The " new" evidence presented by Manti in the Instant Action does not invalidate or otherwise impair the effectiveness of the Release and, therefore, provides no basis to vacate this Court's prior rulings regarding the Release. See Fitzgerald v. Field, No. 98-7574, 175 F.3d 1007, 1999 WL 177278, at *2 (2d Cir. Mar. 26, 1999) (affirming district court's holding that plaintiff's complaint failed to state a claim upon which Rule 60 relief could be granted where " the fraud that [plaintiff] believes occurred during his initial suit involved only the factual portion of his case and could not have affected the outcome, which was decided based on issues of law and not fact" ). Judge Block's holding that " the [R]elease is effective and bars all of [MTF's] claims" remains binding. ( Manti I, 2002 WL 369807, at *3). To the extent that the Instant Action seeks to assert independent claims against GECC, apart from the request for Rule 60(d) relief from the portion of the Manti II Order regarding Associate's counterclaims in Manti I, such claims are barred by the Release and are dismissed with prejudice.

b. Associates' Counterclaims in Manti I

Insofar as the Instant Action seeks to vacate the portion of this Court's Manti II Order that declined to vacate the granting of summary judgment to Associates on its counterclaims in the Judge Block Manti I Order, Manti has not " demonstrat[ed] exceptional circumstances" to warrant the " extraordinary judicial relief" set forth in Rule 60(d). Paddington Partners v. Bouchard, 34 F.3d 1132, 1142 (2d Cir. 1994) (internal quotation marks and citation omitted). The " new" evidence presented by Manti in the Instant Action does not demonstrate a " fraud on the Court" sufficient to disturb this Court's holding in the Manti II Order that the " new" evidence presented in Manti II did not satisfy the strict requirements of Rule 60(d) for relief from the granting of summary judgment to Associates on its counterclaims in the Judge Block Manti I Order.[26]

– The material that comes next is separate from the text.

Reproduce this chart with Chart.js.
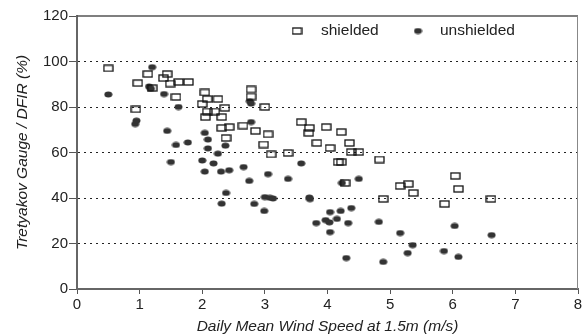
<!DOCTYPE html>
<html>
<head>
<meta charset="utf-8">
<script src="https://cdn.jsdelivr.net/npm/chart.js@4.4.1/dist/chart.umd.min.js"></script>
<style>
  html, body { margin: 0; padding: 0; background: #fff; }
</style>
</head>
<body>
<canvas id="chart" width="586" height="334"></canvas>
<script>
// Data
const shieldedX = [0.50, 0.94, 0.97, 1.13, 1.20, 1.38, 1.44, 1.49, 1.58, 1.62, 1.78, 2.00, 2.04, 2.05, 2.08, 2.08, 2.20, 2.25,
  2.31, 2.31, 2.36, 2.38, 2.43, 2.65, 2.78, 2.78, 2.85, 2.98, 3.00, 3.05, 3.10, 3.37, 3.58, 3.70, 3.71, 3.83, 3.98,
  4.04, 4.17, 4.22, 4.22, 4.28, 4.35, 4.38, 4.50, 4.83, 4.89, 5.16, 5.29, 5.37, 5.87, 6.04, 6.09, 6.61];
const shieldedY = [97, 79, 90.5, 94.5, 88.3, 92.7, 94.5, 90.3, 84.4, 91, 91, 81.3, 86.4, 75.6, 83.5, 78, 78, 83.5,
  75.6, 70.8, 79.6, 66.4, 71.2, 71.8, 87.7, 84.6, 69.5, 63.5, 80, 68, 59.2, 59.8, 73.4, 68.6, 70.8, 64.2, 71.2,
  62, 55.8, 69, 55.8, 46.6, 64.2, 60.2, 60.2, 56.9, 39.6, 45.3, 46.2, 42.2, 37.4, 49.7, 44, 39.6];

const unshieldedX = [0.50, 0.93, 0.95, 1.15, 1.18, 1.20, 1.39, 1.44, 1.50, 1.58, 1.62, 1.77, 2.00, 2.04, 2.04, 2.09, 2.09,
  2.18, 2.25, 2.30, 2.31, 2.37, 2.38, 2.43, 2.66, 2.75, 2.76, 2.78, 2.78, 2.83, 2.99, 3.00, 3.05, 3.08, 3.13, 3.37,
  3.58, 3.71, 3.72, 3.82, 3.97, 4.03, 4.04, 4.04, 4.15, 4.21, 4.23, 4.30, 4.33, 4.38, 4.50, 4.82, 4.89, 5.16, 5.28,
  5.36, 5.86, 6.03, 6.09, 6.62];
const unshieldedY = [85.5, 72.5, 74, 89, 88, 97.5, 85.7, 69.5, 55.8, 63.3, 80, 64.4, 56.5, 68.6, 51.6, 65.7, 61.8,
  55.2, 59.5, 51.6, 37.5, 63, 42.2, 52.2, 53.6, 47.5, 82.5, 81.5, 73.4, 37.4, 34.3, 40.4, 50.5, 40.1, 39.8, 48.4,
  55.2, 40.2, 39.5, 29, 30.3, 29.3, 33.8, 25, 30.8, 34.3, 46.6, 13.6, 29, 35.6, 48.4, 29.5, 11.9, 24.6, 15.8,
  19.3, 16.7, 27.7, 14.1, 23.7];

const xTicks = [0, 1, 2, 3, 4, 5, 6, 7, 8];
const yTicks = [0, 20, 40, 60, 80, 100, 120];
const seriesNames = ['shielded', 'unshielded'];

const FONT = "'Liberation Sans', Arial, sans-serif";

// marker images
function makeSquare() {
  const c = document.createElement('canvas');
  c.width = 11; c.height = 8;
  const g = c.getContext('2d');
  g.strokeStyle = '#111';
  g.lineWidth = 1.3;
  g.strokeRect(1, 1, 9, 6);
  return c;
}
function makeDot() {
  const c = document.createElement('canvas');
  c.width = 9; c.height = 7;
  const g = c.getContext('2d');
  g.fillStyle = '#333';
  g.beginPath();
  g.ellipse(4.5, 3.5, 4, 3, 0, 0, Math.PI * 2);
  g.fill();
  return c;
}
const squareImg = makeSquare();
const dotImg = makeDot();

const toPoints = (xs, ys) => xs.map((x, i) => ({ x: x, y: ys[i] }));

// top + right frame lines
const framePlugin = {
  id: 'frame',
  beforeDatasetsDraw(chart) {
    const { ctx, chartArea: a } = chart;
    ctx.save();
    ctx.strokeStyle = '#555';
    ctx.lineWidth = 1.5;
    ctx.beginPath();
    ctx.moveTo(a.left, a.top);
    ctx.lineTo(a.right, a.top);
    ctx.stroke();
    ctx.strokeStyle = '#888';
    ctx.lineWidth = 1;
    ctx.beginPath();
    ctx.moveTo(a.right - 0.5, a.top);
    ctx.lineTo(a.right - 0.5, a.bottom);
    ctx.stroke();
    ctx.restore();
  }
};

// legend sits inside the plot, top right
const legendPlugin = {
  id: 'innerLegend',
  afterDraw(chart) {
    const { ctx, chartArea: a } = chart;
    const y = a.top + 15;
    ctx.save();
    ctx.font = '15.5px ' + FONT;
    ctx.fillStyle = '#222';
    ctx.textBaseline = 'middle';
    ctx.drawImage(squareImg, a.left + 220 - 5.5, y - 4);
    ctx.fillText(seriesNames[0], a.left + 244, y);
    ctx.drawImage(dotImg, a.left + 341 - 4.5, y - 3.5);
    ctx.fillText(seriesNames[1], a.left + 363, y);
    ctx.restore();
  }
};

const chart = new Chart(document.getElementById('chart'), {
  type: 'scatter',
  data: {
    datasets: [
      {
        label: seriesNames[0],
        data: toPoints(shieldedX, shieldedY),
        pointStyle: squareImg
      },
      {
        label: seriesNames[1],
        data: toPoints(unshieldedX, unshieldedY),
        pointStyle: dotImg
      }
    ]
  },
  options: {
    responsive: false,
    animation: false,
    events: [],
    layout: { padding: { top: 16, right: 8, bottom: 0, left: 0 } },
    plugins: {
      legend: { display: false },
      tooltip: { enabled: false }
    },
    scales: {
      x: {
        type: 'linear',
        min: 0,
        max: 8,
        afterBuildTicks: (s) => { s.ticks = xTicks.map(v => ({ value: v })); },
        afterFit: (s) => { s.height = 45; },
        ticks: { color: '#222', font: { family: FONT, size: 15 }, padding: 2 },
        grid: { drawOnChartArea: false, drawTicks: true, tickLength: 5, tickColor: '#555' },
        border: { color: '#666', width: 2 },
        title: {
          display: true,
          text: 'Daily Mean Wind Speed at 1.5m (m/s)',
          color: '#222',
          font: { family: FONT, size: 15.5, style: 'italic' },
          padding: { top: 0, bottom: -2 }
        }
      },
      y: {
        min: 0,
        max: 120,
        afterBuildTicks: (s) => { s.ticks = yTicks.map(v => ({ value: v })); },
        afterFit: (s) => { s.width = 77; },
        ticks: { color: '#222', font: { family: FONT, size: 15 }, padding: 1 },
        grid: {
          color: (c) => (c.tick && (c.tick.value === 0 || c.tick.value === 120)) ? 'rgba(0,0,0,0)' : '#222',
          lineWidth: 1,
          tickLength: 8,
          tickColor: '#555'
        },
        border: { color: '#666', width: 2, dash: [2, 4] },
        title: {
          display: true,
          text: 'Tretyakov Gauge / DFIR (%)',
          color: '#222',
          font: { family: FONT, size: 15.5, style: 'italic' },
          padding: { top: 13, bottom: 0 }
        }
      }
    }
  },
  plugins: [framePlugin, legendPlugin]
});
</script>
</body>
</html>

The Manti II Order held that plaintiffs' " failed to meet their onerous burden of showing, inter alia, that their own carelessness did not create the situation for which they now seek relief." ( Manti II, 2008 WL 977192, at *6). The Court further concluded that " the record establishes that plaintiffs should have investigated their claims for fraud, which they admittedly suspected during the course of Manti I, which would have permitted a timely motion to vacate the final judgment in Manti I pursuant to Rule 60(b)(3) within one (1) year from the date the judgment was entered." ([WL] at *7). As in Manti II, Manti fails to " explain why [he] did not seek discovery for the approximate six (6) month period between the filing of Manti I and [Associates'] motion for summary judgment to oppose the counterclaims," ([WL] at *8), nor does he address why the " new" evidence he presents in the Instant Action could not have been uncovered earlier with due diligence, despite his admission that it was obtained

Page 250

by calling a telephone number he discovered by conducting a Google search.[27]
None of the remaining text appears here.